Kailin Oliver, associate director of MN Cup, said applications to participate totaled 3,052 this year, up 17% from the year before, the largest one-year increase in the competition’s history.

“This is the most we’ve ever gotten,” she said, noting 31% of applications came from Greater Minnesota. About 38% of prospective participants were non-white and 43% were female.

At Pre-Lease, Nayeem and fellow co-founder Zachary Hurdle are still in the early stages of rolling out online and phone-based services for renters and landlords alike, including providing an online space where tenants can store rental documents such as receipts from monthly lease payments. That’s a potential strategy toward convincing a future landlord to ignore an eviction on record from years past or an equally troublesome credit blemish.

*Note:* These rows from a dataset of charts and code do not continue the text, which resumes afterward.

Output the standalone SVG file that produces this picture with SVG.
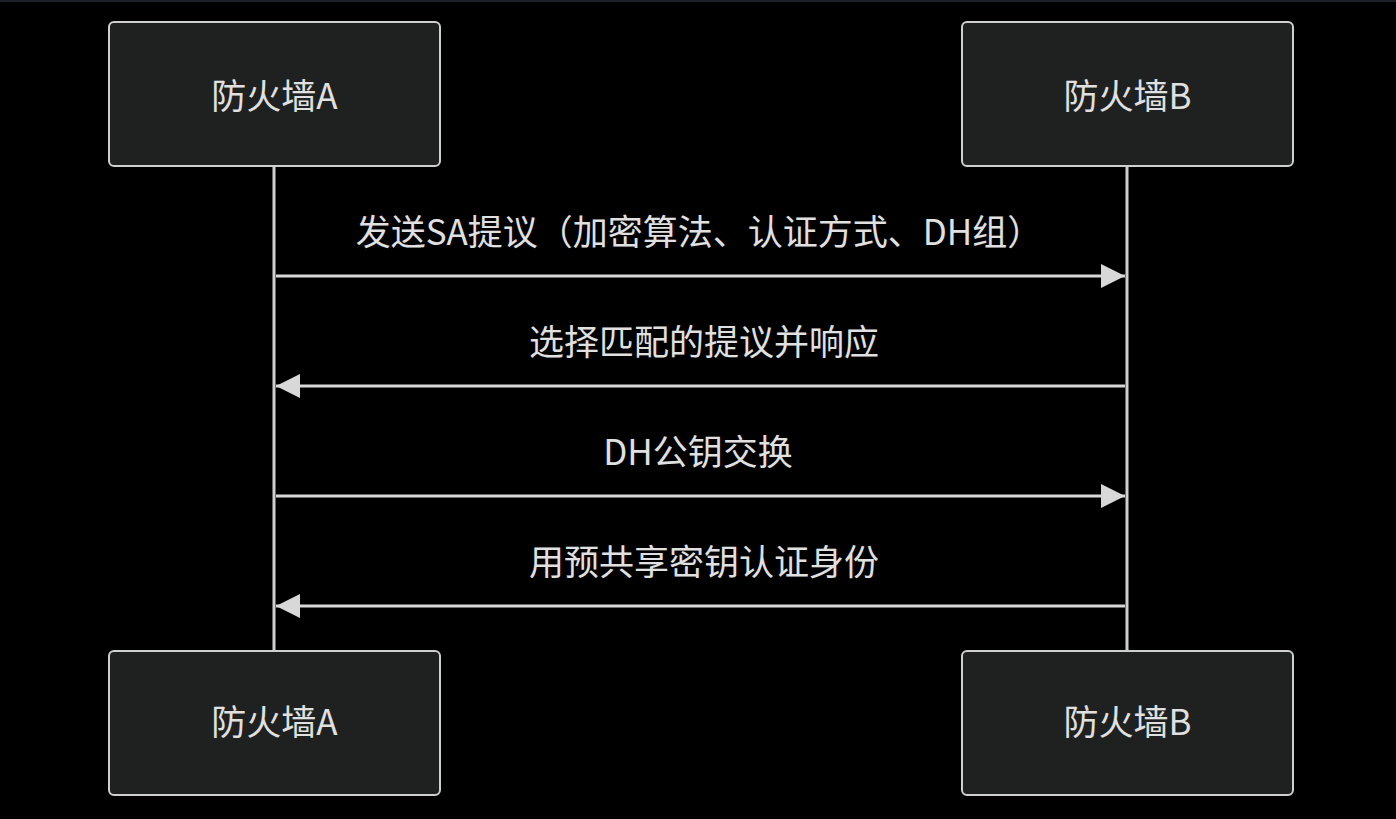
<svg xmlns="http://www.w3.org/2000/svg" width="1396" height="819" viewBox="0 0 1396 819">
<style>
.actor{fill:#1f2020;stroke:#cfcfcf;stroke-width:2}
.lbl{fill:#e0e0e0;font-family:"Noto Sans CJK SC","Noto Sans",sans-serif;font-size:35px;text-anchor:middle;dominant-baseline:central}
.life{stroke:#cfcfcf;stroke-width:3}
.msg{stroke:#d8d8d8;stroke-width:3;fill:none}
</style>
<defs>
<marker id="ah" markerWidth="24" markerHeight="24" viewBox="0 0 24 24" refX="24" refY="12" orient="auto" markerUnits="userSpaceOnUse">
<path d="M0,0 L24,12 L0,24 Z" fill="#d8d8d8"/>
</marker>
</defs>
<rect x="0" y="0" width="1396" height="819" fill="#000"/>
<rect x="0" y="0" width="1396" height="2" fill="#1c1e2a"/>
<g id="connectors">
<line class="life" x1="274" y1="166" x2="274" y2="651"/>
<line class="life" x1="1127" y1="166" x2="1127" y2="651"/>
<line class="msg" x1="276" y1="276" x2="1125" y2="276" marker-end="url(#ah)"/>
<line class="msg" x1="1125" y1="386" x2="276" y2="386" marker-end="url(#ah)"/>
<line class="msg" x1="276" y1="496" x2="1125" y2="496" marker-end="url(#ah)"/>
<line class="msg" x1="1125" y1="606" x2="276" y2="606" marker-end="url(#ah)"/>
<text class="lbl" x="699" y="229">发送SA提议（加密算法、认证方式、DH组）</text>
<text class="lbl" x="704" y="339">选择匹配的提议并响应</text>
<text class="lbl" x="698" y="449">DH公钥交换</text>
<text class="lbl" x="704" y="559">用预共享密钥认证身份</text>
</g>
<g id="actorA-top"><rect class="actor" x="109" y="22" width="331" height="144" rx="5"/><text class="lbl" x="274.5" y="93">防火墙A</text></g>
<g id="actorB-top"><rect class="actor" x="962" y="22" width="331" height="144" rx="5"/><text class="lbl" x="1127.5" y="93">防火墙B</text></g>
<g id="actorA-bottom"><rect class="actor" x="109" y="651" width="331" height="144" rx="5"/><text class="lbl" x="274.5" y="719">防火墙A</text></g>
<g id="actorB-bottom"><rect class="actor" x="962" y="651" width="331" height="144" rx="5"/><text class="lbl" x="1127.5" y="719">防火墙B</text></g>
</svg>
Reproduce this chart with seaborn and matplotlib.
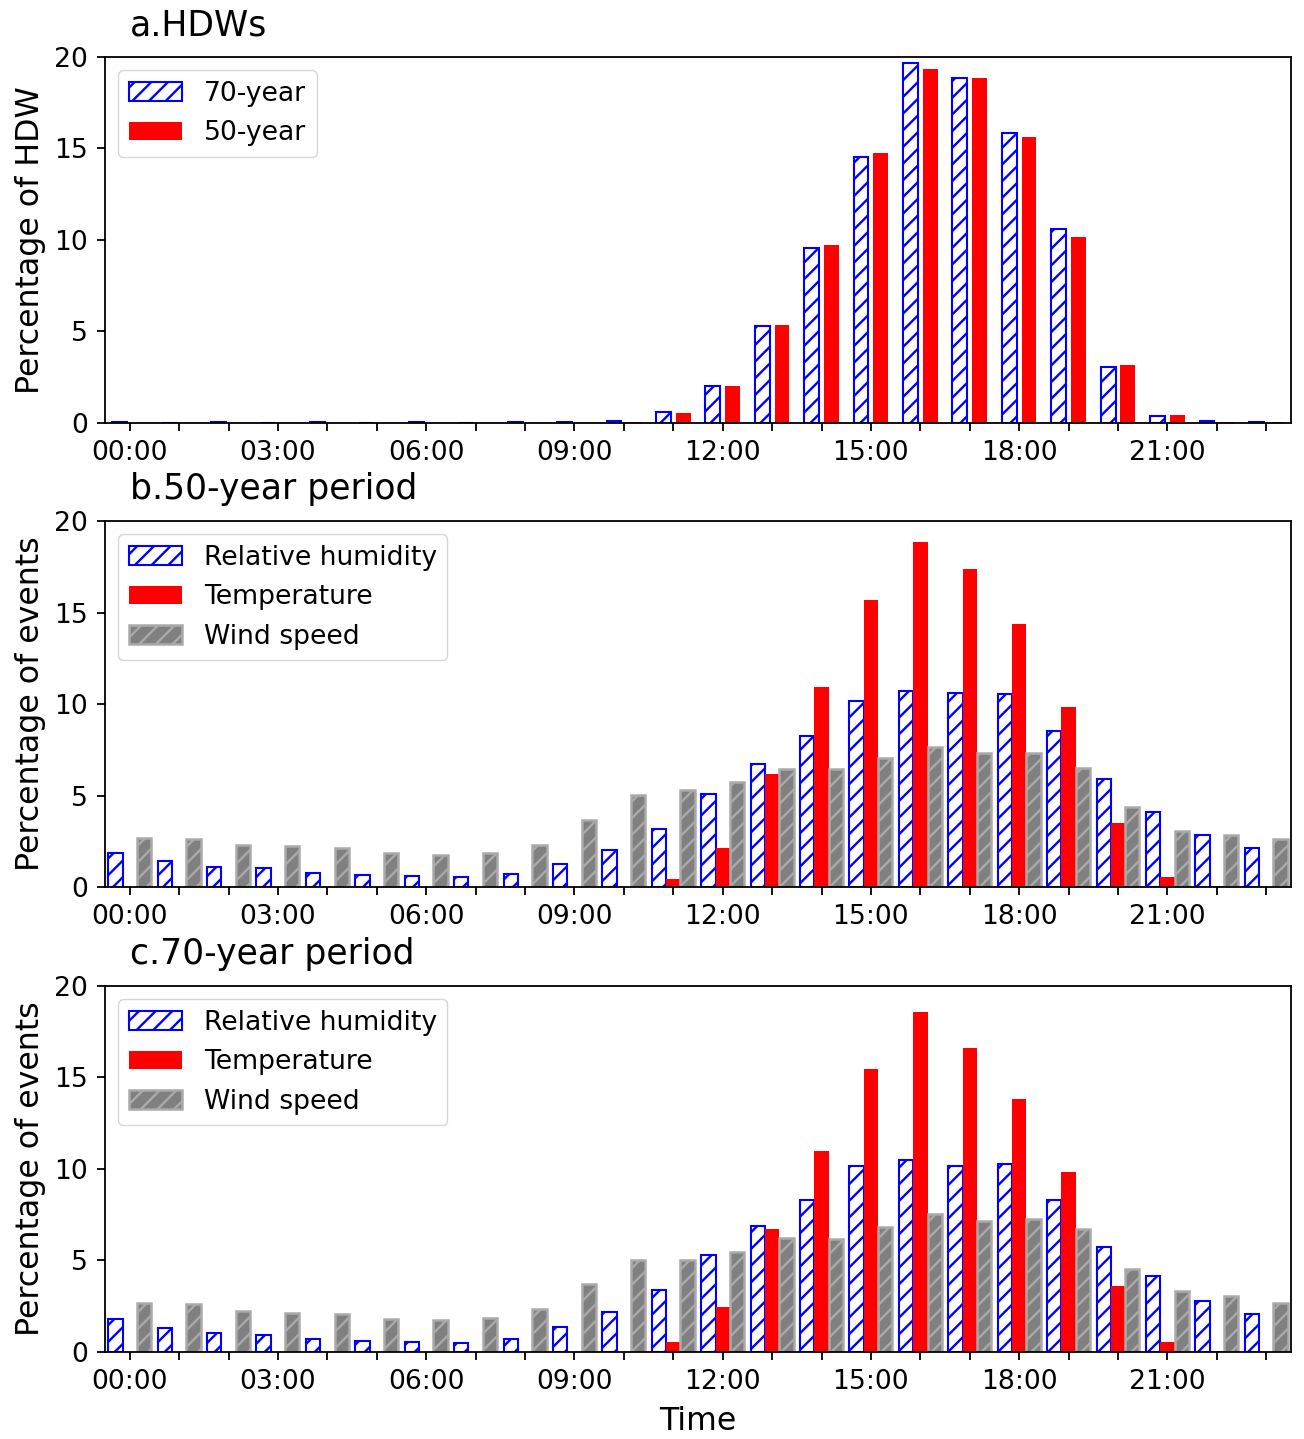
import matplotlib
matplotlib.use("Agg")
import matplotlib.pyplot as plt
import matplotlib.transforms as mtransforms
from matplotlib.patches import Patch
import seaborn as sns
import pandas as pd

# ---------------- data ----------------
hours = ["00:00", "01:00", "02:00", "03:00", "04:00", "05:00", "06:00", "07:00",
         "08:00", "09:00", "10:00", "11:00", "12:00", "13:00", "14:00", "15:00",
         "16:00", "17:00", "18:00", "19:00", "20:00", "21:00", "22:00", "23:00"]
tick_labels = ["00:00", "", "", "03:00", "", "", "06:00", "", "", "09:00", "", "",
               "12:00", "", "", "15:00", "", "", "18:00", "", "", "21:00", "", ""]

# a. HDWs
hdw_70 = [0.04, 0.02, 0.04, 0.02, 0.03, 0.02, 0.03, 0.02, 0.03, 0.04, 0.10, 0.62,
          2.04, 5.32, 9.55, 14.54, 19.67, 18.85, 15.85, 10.60, 3.06, 0.38, 0.10, 0.06]
hdw_50 = [0.02, 0.02, 0.02, 0.02, 0.02, 0.02, 0.02, 0.02, 0.02, 0.02, 0.05, 0.55,
          2.04, 5.34, 9.74, 14.75, 19.34, 18.85, 15.63, 10.15, 3.17, 0.44, 0.05, 0.03]

# b. 50-year period
rh_50 = [1.86, 1.40, 1.11, 1.02, 0.78, 0.67, 0.60, 0.55, 0.73, 1.28, 2.00, 3.16,
         5.07, 6.70, 8.27, 10.18, 10.69, 10.60, 10.55, 8.54, 5.89, 4.11, 2.83, 2.15]
temp_50 = [0.0, 0.0, 0.0, 0.0, 0.0, 0.0, 0.0, 0.0, 0.0, 0.0, 0.0, 0.44,
           2.12, 6.19, 10.93, 15.66, 18.83, 17.39, 14.38, 9.82, 3.49, 0.53, 0.07, 0.0]
wind_50 = [2.66, 2.60, 2.31, 2.22, 2.11, 1.84, 1.75, 1.86, 2.30, 3.68, 5.05, 5.29,
           5.75, 6.44, 6.44, 7.03, 7.63, 7.30, 7.30, 6.53, 4.38, 3.08, 2.86, 2.65]

# c. 70-year period
rh_70 = [1.79, 1.32, 1.06, 0.93, 0.71, 0.60, 0.57, 0.51, 0.73, 1.36, 2.18, 3.38,
         5.31, 6.86, 8.28, 10.15, 10.47, 10.16, 10.26, 8.30, 5.73, 4.16, 2.81, 2.10]
temp_70 = [0.0, 0.0, 0.0, 0.0, 0.0, 0.0, 0.0, 0.0, 0.0, 0.0, 0.02, 0.57,
           2.48, 6.70, 11.00, 15.47, 18.58, 16.62, 13.83, 9.82, 3.61, 0.57, 0.05, 0.0]
wind_70 = [2.66, 2.60, 2.23, 2.14, 2.09, 1.79, 1.72, 1.87, 2.33, 3.70, 5.04, 5.04,
           5.47, 6.24, 6.15, 6.81, 7.52, 7.14, 7.26, 6.72, 4.53, 3.32, 3.08, 2.68]

titles = ["a.HDWs", "b.50-year period", "c.70-year period"]
ylabels = ["Percentage of HDW", "Percentage of events", "Percentage of events"]

# ---------------- styles ----------------
STYLES = {
    "70-year": dict(face="white", edge="blue", hatch="//", lw=1.5),
    "50-year": dict(face="red", edge="red", hatch=None, lw=0.0),
    "Relative humidity": dict(face="white", edge="blue", hatch="//", lw=1.5),
    "Temperature": dict(face="red", edge="red", hatch=None, lw=0.0),
    "Wind speed": dict(face="#808080", edge="#aaaaaa", hatch="//", lw=1.8),
}

plt.rcParams.update({
    "font.family": ["DejaVu Sans"],
    "hatch.linewidth": 1.7,
    "axes.linewidth": 1.3,
})

TICK_FS = 19.2
LEGEND_FS = 19.2
LABEL_FS = 22.8
TITLE_FS = 24.9


def long_df(series):
    rows = []
    for name, vals in series:
        for h, v in zip(hours, vals):
            rows.append({"hour": h, "series": name, "value": v})
    return pd.DataFrame(rows)


def draw(ax, series, width, gap, title, ylabel):
    order = [name for name, _ in series]
    df = long_df(series)
    sns.barplot(data=df, x="hour", y="value", hue="series", order=hours,
                hue_order=order, palette=[STYLES[n]["face"] for n in order],
                width=width, gap=gap, dodge=True, errorbar=None, saturation=1,
                legend=False, ax=ax)
    for cont, name in zip(ax.containers, order):
        st = STYLES[name]
        for p in cont.patches:
            p.set_facecolor(st["face"])
            p.set_edgecolor(st["edge"])
            p.set_linewidth(st["lw"])
            if st["hatch"]:
                p.set_hatch(st["hatch"])
            if hasattr(p, "set_hatchcolor"):
                p.set_hatchcolor(st["edge"])
    handles = [Patch(facecolor=STYLES[n]["face"], edgecolor=STYLES[n]["edge"],
                     hatch=STYLES[n]["hatch"], linewidth=STYLES[n]["lw"], label=n)
               for n in order]
    ax.legend(handles=handles, loc="upper left", fontsize=LEGEND_FS)
    ax.set_xlim(-0.5, 23.5)
    ax.set_ylim(0, 20)
    ax.set_yticks([0, 5, 10, 15, 20])
    ax.set_xticks(range(len(hours)))
    ax.set_xticklabels(tick_labels)
    ax.tick_params(labelsize=TICK_FS, length=5.7, width=1.3, pad=6.5)
    ax.set_ylabel(ylabel, fontsize=LABEL_FS, labelpad=6)
    ax.set_xlabel("")
    trans = mtransforms.blended_transform_factory(ax.transData, ax.transAxes)
    ax.text(0, 1.06, title, transform=trans, fontsize=TITLE_FS,
            ha="left", va="baseline")
    for s in ax.spines.values():
        s.set_linewidth(1.3)


fig = plt.figure(figsize=(13.04, 14.39), dpi=100)
left, width_ax, height_ax = 0.0805, 0.9095, 0.2543
bottoms = [0.7061, 0.3836, 0.0605]
axes = [fig.add_axes([left, b, width_ax, height_ax]) for b in bottoms]

draw(axes[0], [("70-year", hdw_70), ("50-year", hdw_50)], 0.8, 0.25,
     titles[0], ylabels[0])
draw(axes[1], [("Relative humidity", rh_50), ("Temperature", temp_50),
               ("Wind speed", wind_50)], 0.87, 0.0, titles[1], ylabels[1])
draw(axes[2], [("Relative humidity", rh_70), ("Temperature", temp_70),
               ("Wind speed", wind_70)], 0.87, 0.0, titles[2], ylabels[2])
axes[2].set_xlabel("Time", fontsize=LABEL_FS, labelpad=8)

fig.savefig("out.png", dpi=100)
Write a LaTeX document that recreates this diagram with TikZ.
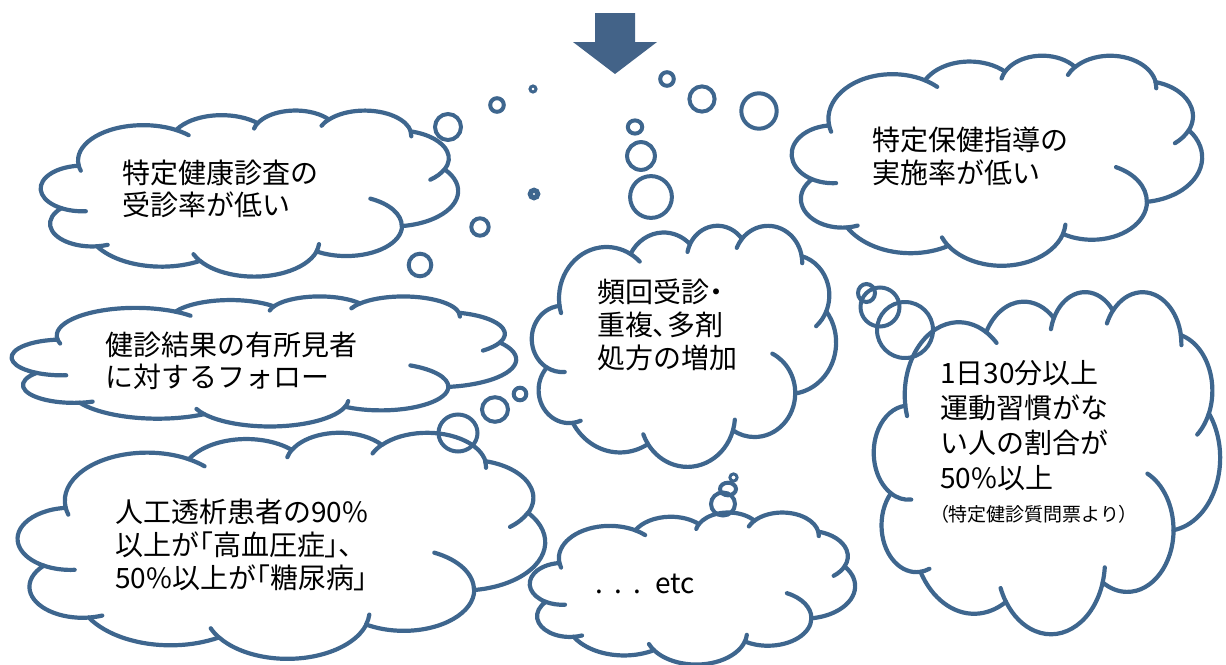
\documentclass[tikz,border=0pt]{standalone}
\usepackage{fontspec}
\newfontfamily\jp{Noto Sans CJK JP}
\newfontfamily\jpp[RawFeature=+palt]{Noto Sans CJK JP}
\definecolor{cloudblue}{RGB}{62,102,142}
\definecolor{arrowblue}{RGB}{67,99,136}
% OOXML-style arcTo (visual angles), forward and backward
\newcommand\oarc[4]{arc[x radius=#1, y radius=#2, start angle={atan2((#1)*sin(#3),(#2)*cos(#3))}, delta angle={Mod(atan2((#1)*sin((#3)+(#4)),(#2)*cos((#3)+(#4)))-atan2((#1)*sin(#3),(#2)*cos(#3)),360)}]}
\newcommand\oarcb[4]{arc[x radius=#1, y radius=#2, start angle={atan2((#1)*sin(#3),(#2)*cos(#3))}, delta angle={0-Mod(atan2((#1)*sin(#3),(#2)*cos(#3))-atan2((#1)*sin((#3)+(#4)),(#2)*cos((#3)+(#4))),360)}]}
\newcommand\ocloud[4]{%
  \pgfmathsetmacro\cxs{(#3)/43.2}%
  \pgfmathsetmacro\cys{(#4)/43.2}%
  \begin{scope}[shift={(#1,#2)}, xscale=\cxs, yscale=\cys]
    \filldraw[cloudline, fill=white] (3.9,14.37) coordinate (j0)
      \oarc{6.753}{9.19}{-190.48748}{123.78053} coordinate (j1)
      \oarc{5.333}{7.267}{-144.10238}{89.94523} coordinate (j2)
      \oarc{4.365}{5.945}{-145.80792}{99.72302} coordinate (j3)
      \oarc{4.857}{6.595}{-130.98607}{117.24173} coordinate (j4)
      \oarc{5.333}{7.273}{-78.70888}{109.02692} coordinate (j5)
      \oarc{6.775}{9.22}{-46.26725}{130.269} coordinate (j6)
      \oarc{5.785}{7.867}{0.62502}{114.03333} coordinate (j7)
      \oarc{6.752}{9.215}{22.4516}{115.17255} coordinate (j8)
      \oarc{7.72}{10.543}{66.24263}{75.71102} coordinate (j9)
      \oarc{4.36}{5.918}{-274.94208}{146.73557} coordinate (j10)
      \oarc{4.345}{5.945}{-246.8285}{152.51885} -- cycle;
    \draw[cloudline] (j1) \oarc{6.753}{9.19}{-66.70695}{12.31935};
    \draw[cloudline] (j2) \oarcb{4.365}{5.945}{-145.80792}{-17.68635};
    \draw[cloudline] (j3) \oarcb{4.857}{6.595}{-130.98607}{-18.19537};
    \draw[cloudline] (j4) \oarc{4.857}{6.595}{-13.74434}{14.8589};
    \draw[cloudline] (j5) \oarc{5.333}{7.273}{30.31804}{27.7515};
    \draw[cloudline] (j6) \oarcb{5.785}{7.867}{0.62502}{-70.91737};
    \draw[cloudline] (j7) \oarcb{6.752}{9.215}{22.4516}{-15.99835};
    \draw[cloudline] (j8) \oarc{6.752}{9.215}{137.62415}{14.0811};
    \draw[cloudline] (j9) \oarcb{4.36}{5.918}{-274.94208}{-11.44747};
    \draw[cloudline] (j10) \oarcb{4.345}{5.945}{-246.8285}{-26.4295};
    \draw[cloudline] (j0) \oarcb{6.753}{9.19}{-190.48748}{-11.85817};
  \end{scope}}
\begin{document}
\begin{tikzpicture}[x=1pt,y=1pt,
  cloudline/.style={draw=cloudblue, line width=4.2pt, line join=round, line cap=round},
  bub/.style={draw=cloudblue, line width=4pt},
  bubs/.style={draw=cloudblue, line width=3pt},
  txt/.style={anchor=north west, inner sep=0pt, align=left, text=black},
  jpfont/.style={font=\jp\fontsize{28}{#1}\selectfont}]
\begin{scope}[yscale=-1]
\useasboundingbox (0,0) rectangle (1226,664);
% arrow
\fill[arrowblue] (595,13) -- (635,13) -- (635,42) -- (657,42) -- (615,74) -- (573,42) -- (595,42) -- cycle;
% clouds
\ocloud{41}{110}{417}{166}
\ocloud{12}{296}{504}{130}
\ocloud{18}{432}{527}{226}
\ocloud{532}{225}{304}{241}
\ocloud{874}{291}{346}{342}
\ocloud{792}{55}{410}{210}
\ocloud{530}{512}{325}{152}
% tail bubbles
\draw[bub] (448,127) circle[radius=13];
\draw[bub] (497,105) circle[radius=6.8];
\draw[bubs] (533,89) circle[radius=3];
\draw[bub] (420,265) circle[radius=11.3];
\draw[bub] (480,227) circle[radius=8.7];
\draw[cloudblue, line width=5pt] (534,194) circle[radius=3.8];
\draw[bub] (458,433) circle[x radius=19.5, y radius=18.5];
\draw[bub] (495,409.5) circle[x radius=13, y radius=12.3];
\draw[bub] (520,394) circle[radius=6.3];
\draw[bub] (635,127) circle[x radius=7.2, y radius=6.6];
\draw[bub] (641,156) circle[radius=13.9];
\draw[bub] (651,197) circle[radius=20.9];
\draw[bub] (667,79) circle[radius=6.8];
\draw[bub] (702,99) circle[radius=12.6];
\draw[bub] (759,111) circle[radius=17.7];
\draw[bub] (866.5,293) circle[x radius=8.5, y radius=9];
\draw[bub] (880,307) circle[radius=19.5];
\draw[bub] (905,330) circle[radius=28];
\draw[bub] (723,504) circle[x radius=12, y radius=11.5];
\draw[bub] (728,489) circle[x radius=8, y radius=6.3];
\draw[bubs] (733.5,477.5) circle[radius=3.6];
% texts
\node[txt, jpfont=32] (tA) at (122,160) {特定健康診査の\\受診率が低い};
\node[txt, jpfont=32] (tB) at (105,332) {健診結果の有所見者\\に対するフォロー};
\node[txt, jpfont=33] (tC) at (115,499) {人工透析患者の90\%\\以上が{\jpp 「}高血圧症{\jpp 」、}\\50\%以上が{\jpp 「}糖尿病{\jpp 」}};
\node[txt, jpfont=33] (tD) at (597,279) {頻回受診{\jpp ・}\\重複{\jpp 、}多剤\\処方の増加};
\node[txt, jpfont=35] (tE) at (940,360) {1日30分以上\\運動習慣がな\\い人の割合が\\50\%以上};
\node[anchor=base west, inner sep=0pt, font=\jp\fontsize{19}{22}\selectfont] (tEn) at (939,521) {{\jpp （}特定健診質問票より{\jpp ）}};
\node[txt, jpfont=33] (tF) at (872,127) {特定保健指導の\\実施率が低い};
\node[anchor=base west, inner sep=0pt, font=\jp\fontsize{28}{33}\selectfont] (tG) at (595,593) {.\hspace{11.5pt}.\hspace{11.5pt}.\hspace{13.5pt}etc};
\end{scope}
\end{tikzpicture}
\end{document}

GetPreLease.com also offers links to public assistance, legal aid and housing searches.

A five-minute online survey on the website offers a “rental health check,” quickly allowing prospective tenants to understand what might concern a future landlord. A free report and potential phone consultation includes recommendations that aim to make renters appear more attractive on paper. Part of the goal is to educate renters and landlords about their rights and responsibilities — as well as services available — before problems arise, instead of after.

“If you’re looking for a place, if you’re having trouble, how can we figure out what you want, where you want to live and what is your screening health?” Nayeem said. “We’re trying to distinguish ourselves. There’s a lot of housing support services. But renters need support before a rental emergency. If you talk to case managers, it’s hard to address anything in an emergency.”

The MN Cup, a program of Carlson School’s Holmes Center for Entrepreneurship, was founded in 2005 by entrepreneurs Dan Mallin and Scott Litman in partnership with the University of Minnesota.

Since its inaugural season, it’s given away more than $5 million in seed funds. The MN Cup will be hosting all the semifinalists at the Carlson School on June 7 for a reception, and the public is invited to attend. More information is online at mncup.org.